The paper presents a StyleAdapter, fine-tuning free style-adaptive text-to-image generation based on a few style reference images. There are two technical innovations. First is the semantic-suppressing visual model (SSVM), which translates a set of style reference images into style embedding. To suppress the semantics while extracting style, the paper proposes to shuffle patches. Second is two-path cross-attention. In addition to existing (thus frozen) pre-trained text cross-attention module, the paper proposes to train a cross-attention with respect to the style embedding and sum outputs of two cross-attention modules. SSVM and Stable diffusion are frozen, and style cross-attention module and style embedding module are trained on a 600K image-text paired data (LAION aesthetics).

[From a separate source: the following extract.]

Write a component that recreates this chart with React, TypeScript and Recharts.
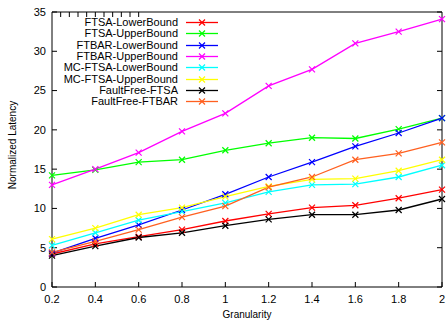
import { LineChart, Line, XAxis, YAxis, Legend, Label } from 'recharts'

const granularity = [0.2, 0.4, 0.6, 0.8, 1, 1.2, 1.4, 1.6, 1.8, 2]
const yTicks = [0, 5, 10, 15, 20, 25, 30, 35]

const ftsaLower = [4.2, 5.5, 6.4, 7.3, 8.4, 9.3, 10.1, 10.4, 11.3, 12.4]
const ftsaUpper = [14.2, 14.9, 15.9, 16.2, 17.4, 18.3, 19.0, 18.9, 20.1, 21.5]
const ftbarLower = [4.3, 6.2, 7.9, 9.8, 11.8, 14.0, 15.9, 17.9, 19.6, 21.5]
const ftbarUpper = [13.0, 15.0, 17.1, 19.8, 22.1, 25.6, 27.7, 31.0, 32.5, 34.1]
const mcFtsaLower = [5.3, 6.9, 8.5, 9.6, 10.7, 12.1, 13.0, 13.1, 14.0, 15.5]
const mcFtsaUpper = [6.1, 7.5, 9.2, 10.1, 11.5, 12.8, 13.7, 13.8, 14.8, 16.2]
const faultFreeFtsa = [4.0, 5.2, 6.3, 6.9, 7.8, 8.6, 9.2, 9.2, 9.8, 11.2]
const faultFreeFtbar = [4.4, 5.8, 7.3, 8.9, 10.3, 12.7, 14.0, 16.2, 17.0, 18.4]

const series = [
  { key: 'ftsaLower', name: 'FTSA-LowerBound', color: '#ff0000', values: ftsaLower },
  { key: 'ftsaUpper', name: 'FTSA-UpperBound', color: '#00ff00', values: ftsaUpper },
  { key: 'ftbarLower', name: 'FTBAR-LowerBound', color: '#0000ff', values: ftbarLower },
  { key: 'ftbarUpper', name: 'FTBAR-UpperBound', color: '#ff00ff', values: ftbarUpper },
  { key: 'mcFtsaLower', name: 'MC-FTSA-LowerBound', color: '#00ffff', values: mcFtsaLower },
  { key: 'mcFtsaUpper', name: 'MC-FTSA-UpperBound', color: '#ffff00', values: mcFtsaUpper },
  { key: 'faultFreeFtsa', name: 'FaultFree-FTSA', color: '#000000', values: faultFreeFtsa },
  { key: 'faultFreeFtbar', name: 'FaultFree-FTBAR', color: '#ff6020', values: faultFreeFtbar },
]

const data = granularity.map((x, i) => {
  const row: Record<string, number> = { x }
  series.forEach((s) => {
    row[s.key] = s.values[i]
  })
  return row
})

const FONT = '"Liberation Sans", Arial, sans-serif'

function Cross(props: any) {
  const { cx, cy, stroke, index } = props
  if (cx == null || cy == null) return <g key={index} />
  const r = 3
  return (
    <path
      key={index}
      d={`M${cx - r},${cy - r}L${cx + r},${cy + r}M${cx - r},${cy + r}L${cx + r},${cy - r}`}
      stroke={stroke}
      strokeWidth={1.2}
      fill="none"
    />
  )
}

function LegendBox() {
  return (
    <div style={{ fontFamily: FONT, fontSize: 11, color: '#000' }}>
      {series.map((s) => (
        <div key={s.key} style={{ display: 'flex', alignItems: 'center', height: 11.3 }}>
          <span style={{ width: 126, textAlign: 'right', lineHeight: '11px', whiteSpace: 'nowrap' }}>{s.name}</span>
          <svg width={40} height={11} style={{ marginLeft: 0 }}>
            <line x1={8} y1={5.5} x2={40} y2={5.5} stroke={s.color} strokeWidth={1.3} />
            <path d="M21,2.5L27,8.5M21,8.5L27,2.5" stroke={s.color} strokeWidth={1.2} fill="none" />
          </svg>
        </div>
      ))}
    </div>
  )
}

export default function App() {
  const tickStyle = { fontSize: 11, fill: '#000', fontFamily: FONT }
  return (
    <div style={{ position: 'absolute', left: 0, top: 0, width: 446, height: 321, background: '#fff' }}>
      <LineChart width={446} height={321} data={data} margin={{ top: 11, right: 3, left: 0, bottom: 0 }}>
        <XAxis
          dataKey="x"
          type="number"
          domain={[0.2, 2]}
          ticks={granularity}
          height={34}
          tick={tickStyle}
          tickSize={-5}
          tickMargin={13}
          stroke="#000"
          tickFormatter={(v: number) => String(v)}
        >
          <Label
            content={() => (
              <text x={247} y={318} textAnchor="middle" fontSize={10} fontFamily={FONT} fill="#000">
                Granularity
              </text>
            )}
          />
        </XAxis>
        <XAxis
          xAxisId="top"
          orientation="top"
          type="number"
          domain={[0.2, 2]}
          ticks={granularity}
          allowDataOverflow
          height={1}
          tickSize={-5}
          stroke="#000"
          tickFormatter={() => ''}
        />
        <YAxis
          type="number"
          domain={[0, 35]}
          ticks={yTicks}
          width={52}
          tick={tickStyle}
          tickSize={-5}
          tickMargin={11}
          stroke="#000"
        >
          <Label
            content={() => (
              <text
                x={12}
                y={145}
                transform="rotate(-90 12 145)"
                textAnchor="middle"
                dominantBaseline="central"
                fontSize={10}
                fontFamily={FONT}
                fill="#000"
              >
                Normalized Latency
              </text>
            )}
          />
        </YAxis>
        <YAxis
          yAxisId="right"
          orientation="right"
          type="number"
          domain={[0, 35]}
          ticks={yTicks}
          allowDataOverflow
          width={1}
          tickSize={-5}
          stroke="#000"
          tickFormatter={() => ''}
        />
        <Legend
          layout="horizontal"
          verticalAlign="middle"
          align="center"
          content={() => <LegendBox />}
          wrapperStyle={{ left: 52, top: 17, width: 180, height: 92 }}
        />
        {series.map((s) => (
          <Line
            key={s.key}
            dataKey={s.key}
            name={s.name}
            type="linear"
            stroke={s.color}
            strokeWidth={1.3}
            dot={<Cross />}
            activeDot={false}
            isAnimationActive={false}
          />
        ))}
      </LineChart>
    </div>
  )
}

Experimental results show that the model can generate images consistent in styles to style reference images.

优点

The paper is well written and easy to follow.
The paper tackles an important problem of style personalization of text-to-image models. Compared to some existing works, the proposed method is faster.
The use of shuffling the suppress semantic information is a good idea, though it may limit the definition of style the model can handle (see Weaknesses section for more discussion).
The paper conducted a comprehensive study (e.g., automated scoring based on CLIP and user study).

缺点

Overall technical contribution is rather marginal.
While the proposed method seems to outperform other diffusion-based style consistent image generation, it is unclear how it compares against results based on the StyleDrop. Results in Figure 12 suggests that, while generated images are consistent styles to each other, it is not as consistent to the style reference images to StyleDrop.
First two rows of Figure 12 suggest that the style is not really well transferred to different text prompt. For example, baby penguin, monkey are not really "rusty" for the second row, and monkey or bench are not covered with grass in the first row.
Some styles considered in the paper may be too generic and may be generated via text prompt engineering. For example, Figure 11 third row. Also, the generation results only captures the texture, but not the color scheme or the layout. It would be great if authors can provide more results on the diverse set of style reference images (e.g., those considered in StyleDrop) and discuss the limitation more comprehensively.
It would be great to include the interface used for user study and more details about how the question was asked, which options raters are provided to answer, etc.
This begs a question on the definition of "style" the paper has considered. Are color or texture schemes style? How about the layout or composition? It seems the shuffling technique of SSVM seems to make style to be limited to more local properties (e.g., color, texture) but not really the global properties. It would be great if authors can provide textual description of the style that the model is trying to extract. Also, it would be great to have an ablation study with different shuffling strategy (e.g., block shuffling to retain more global properties).

问题

Please see weaknesses.

伦理问题详情

N/A